Monday, February 20, 2012

Outlandish Rhetoric of the week: Lord Carey

All week long I have been reading ridiculously dishonest, misleading, or just plain incorrect articles (such as this one) by people promoting or representing religion.  My frustration at reading these poorly thought out articles in major publications has left me wondering which ones are worse, more dishonest, misleading, and wrong. So I decided to make an award for the most outlandish rhetoric of the week to award the person who makes the most dishonest, misleading, or simply incorrect argument of the week. I know it is Monday and thus the beginning of the week but I have to start sometime so I'll start today.

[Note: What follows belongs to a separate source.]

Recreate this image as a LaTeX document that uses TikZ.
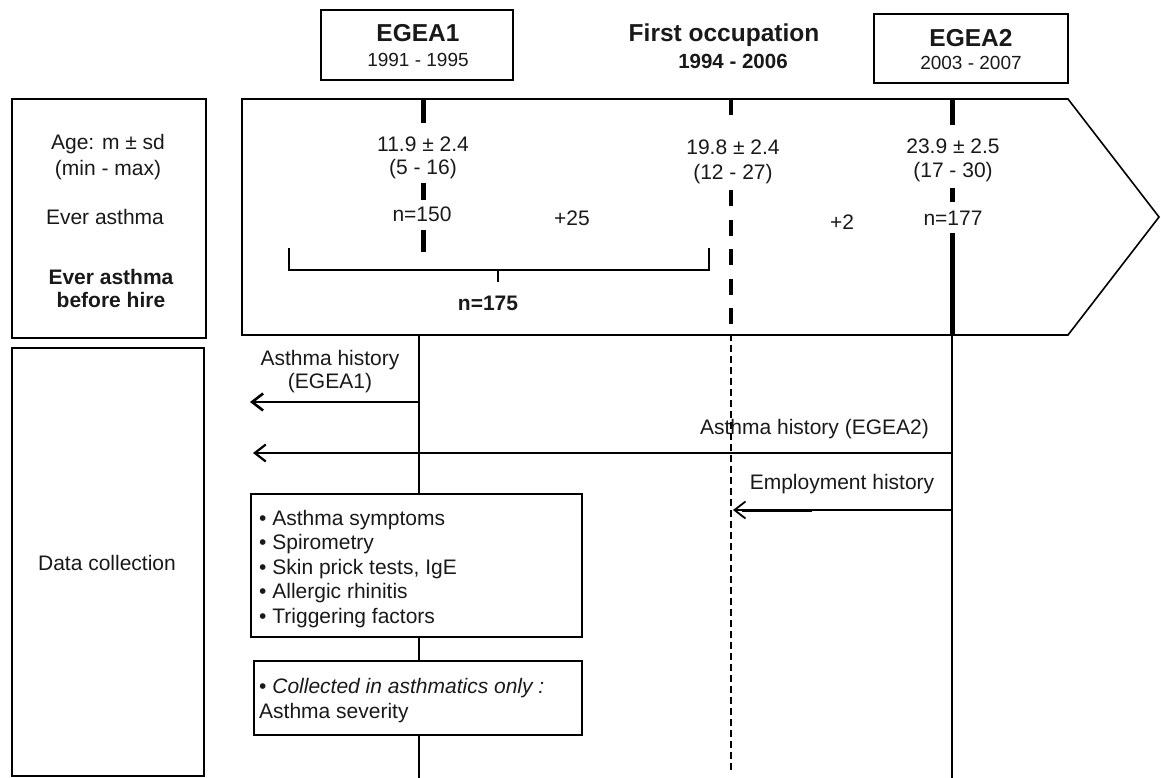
\documentclass[tikz,border=0pt]{standalone}
\usepackage{fontspec}
\setmainfont{Liberation Sans}
\usetikzlibrary{arrows.meta}
\tikzset{
  frame/.style={draw, line width=1.6pt, inner sep=0pt},
  txt/.style={font=\fontsize{21}{24}\selectfont, inner sep=0pt, anchor=base, text=black!90},
  btxt/.style={font=\bfseries\fontsize{21}{24}\selectfont, inner sep=0pt, anchor=base, text=black!90},
  ttl/.style={font=\bfseries\fontsize{24.5}{28}\selectfont, inner sep=0pt, anchor=base, text=black!90},
  yrs/.style={font=\fontsize{19}{22}\selectfont, inner sep=0pt, anchor=base, text=black!90},
  thick line/.style={line width=5pt},
  life/.style={line width=1.5pt},
  dlife/.style={line width=1.3pt, dash pattern=on 7pt off 4pt},
  arr/.style={-{Straight Barb[length=11pt,width=17pt]}, line width=2.2pt},
}
\begin{document}
\begin{tikzpicture}[x=1pt,y=-1pt]
\useasboundingbox (0,0) rectangle (1161,778);

% --- header boxes
\node[frame, minimum width=192pt, minimum height=70pt] (egea1) at (417,45) {};
\node[ttl] (egea1t) at (418,42) {EGEA1};
\node[yrs] (egea1y) at (418,67) {1991 - 1995};

\node[ttl] (occt) at (724,42) {First occupation};
\node[btxt, font=\bfseries\fontsize{20.5}{24}\selectfont] (occy) at (733,68.5) {1994 - 2006};

\node[frame, minimum width=194pt, minimum height=69pt] (egea2) at (971,48.5) {};
\node[ttl] (egea2t) at (971,47) {EGEA2};
\node[yrs] (egea2y) at (971,70) {2003 - 2007};

% --- left label boxes
\node[frame, minimum width=194pt, minimum height=239pt] (lbl) at (109,218.5) {};
\node[txt] (age) at (108,150) {Age: m ± sd};
\node[txt] (minmax) at (108,175.5) {(min - max)};
\node[txt] (ever) at (105,224) {Ever asthma};
\node[btxt] (ever2) at (111,284) {Ever asthma};
\node[btxt] (hire) at (111,307) {before hire};

\node[frame, minimum width=192pt, minimum height=428pt] (data) at (108,562) {};
\node[txt] (datat) at (107,570) {Data collection};

% --- big timeline arrow
\draw[line width=1.6pt, line join=miter] (242,99) -- (1068,99) -- (1159,217) -- (1068,335) -- (242,335) -- cycle;

% timeline coordinates
\coordinate (e1) at (423,99);
\coordinate (oc) at (731,99);
\coordinate (e2) at (952,99);

% EGEA1 thick segments
\draw[thick line] (e1) -- ++(0,24);
\draw[thick line] (423,183) -- (423,200);
\draw[thick line] (423,230) -- (423,252);
% first occupation
\draw[line width=4pt] (oc) -- ++(0,16);
\draw[line width=4pt, dash pattern=on 16pt off 13.5pt] (731,190) -- (731,334);
% EGEA2 thick segments
\draw[thick line] (e2) -- ++(0,26);
\draw[thick line] (952,188) -- (952,202);
\draw[thick line] (952,233) -- (952,335);

% texts inside timeline
\node[txt] (a1) at (423,152) {11.9 ± 2.4};
\node[txt] (r1) at (423,174.5) {(5 - 16)};
\node[txt] (n1) at (422,221) {n=150};
\node[txt] (a2) at (733,155) {19.8 ± 2.4};
\node[txt] (r2) at (733,179.5) {(12 - 27)};
\node[txt] (a3) at (953,154) {23.9 ± 2.5};
\node[txt] (r3) at (953,177.5) {(17 - 30)};
\node[txt] (n3) at (953,225) {n=177};
\node[txt] (p25) at (572,225) {+25};
\node[txt] (p2) at (842,229) {+2};

% bracket
\coordinate (brL) at (289,248);
\coordinate (brR) at (709,248);
\draw[line width=1.6pt] (brL) -- (289,270) -- (709,270) -- (brR);
\draw[line width=1.6pt] (498,270) -- (498,282);
\node[btxt] (n175) at (488,310) {n=175};

% --- lower part: data collection boxes
\node[frame, minimum width=331pt, minimum height=143pt] (box1) at (416.5,565.5) {};
\foreach \t [count=\i] in {Asthma symptoms, Spirometry, {Skin prick tests, IgE}, Allergic rhinitis, Triggering factors}{
  \node[txt, anchor=base west] (b1l\i) at (259, 525+24.5*\i-24.5) {• \t};
}
\node[frame, minimum width=328pt, minimum height=74pt] (box2) at (418,698) {};
\node[txt, anchor=base west] (b2l1) at (259,693) {• \textit{Collected in asthmatics only :}};
\node[txt, anchor=base west] (b2l2) at (259,718) {Asthma severity};

% lifelines
\coordinate (l1) at (419,335);
\coordinate (l1end) at (419,778);
\draw[life] (l1) -- (l1 |- box1.north);
\draw[life] (l1 |- box1.south) -- (l1 |- box2.north);
\draw[life] (l1 |- box2.south) -- (l1end);
\coordinate (l2) at (731,334);
\coordinate (l2end) at (731,770);
\draw[dlife] (l2) -- (l2end);
\coordinate (l3) at (952,335);
\coordinate (l3end) at (952,778);
\draw[life] (l3) -- (l3end);

% arrows
\coordinate (h1s) at (419,402);
\coordinate (h1e) at (250,402);
\draw[arr, line width=2.6pt] (h1s) -- (h1e);
\node[txt] (h1a) at (330,365) {Asthma history};
\node[txt] (h1b) at (330,388.5) {(EGEA1)};

\coordinate (h2s) at (952,453);
\coordinate (h2e) at (253,453);
\draw[arr] (h2s) -- (h2e);
\node[txt, anchor=base east] (h2t) at (929,434) {Asthma history (EGEA2)};

\coordinate (h3s) at (952,510);
\coordinate (h3e) at (733,510);
\coordinate (h3m) at (812,510);
\draw[arr, line width=1.8pt] (h3s) -- (h3e);
\draw[line width=3pt] (h3m) -- (742,510);
\node[txt] (h3t) at (842,489) {Employment history};

\end{tikzpicture}
\end{document}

Today's choice was a tough one. On the one hand there was a Daily Telegraph article trying to smear Richard Dawkins with the absurd connection that he had a single extremely distant ancestor who owned slaves.  I almost picked this one, but as absurd and dishonest as that was I have to give the award to Former Archbishop of Canterbury Lord Carey for his recent comment on the movement in the UK to legalize same sex marriage.  He says:
I was baffled because this Government’s proposal [to legal same sex marriage] constitutes one of the greatest political power grabs in history.
‘The state does not own marriage... The honourable estate of matrimony precedes both the state and the church, and neither of these institutions have the right to redefine it in such a fundamental way.
This trumps the misleading Dawkins slavery smear merely because of the absolute absurdity of Carey's misleading statement. At least the Dawkins smear was based in truth even if it was completely irrelevant and dishonest.


Carey says that "the state does not own marriage." First, marriage is not a physical thing and thus no one can own it. Second, even if Carey is using "own" in a metaphorical sense then he is absolutely wrong because, in fact, the State does own marriage. The state created a legal institution of marriage that grants rights and creates responsibilities for people who become married. If the State is making a "power grab" by redefining marriage then this power grab was made long ago when the state first invoked its right to legally marry people. Thus, Carey, you are a little late to make this complaint.

The State, by granting a marriage, is giving legal rights and thus they have every right to determine who may have such legal rights. The State was the one to define legal marriage in the first place and thus there is no issue with its redefinition.  Carey has made an absurd and idiotic statement that the State cannot redefine marriage when all that changing the definition requires is passage of a law that changes a few words in a book of statutes; governments do this all the time.

It seems that Carey imagines that marriage is some ethereal thing floating around in some unseen dimension and that the state is bound to follow this mysterious idea of marriage. Well, perhaps he is right and his mysterious definition does exist, the problem is that words can have more than one meaning. Thus, the State has every right to use their definition of marriage and allow gay people to marry if it so decides. By doing so the State does not prevent Carey from using his definition of marriage because, if he really wants to, Carey can still claim that a Married gay couple is not married under his definition.

Carey says he was "baffled" by the State's proposal. Well, perhaps he should have taken a second to realize what a legal marriage by the State really is. If he had done that he might have figured it out and not made such an outlandish claim.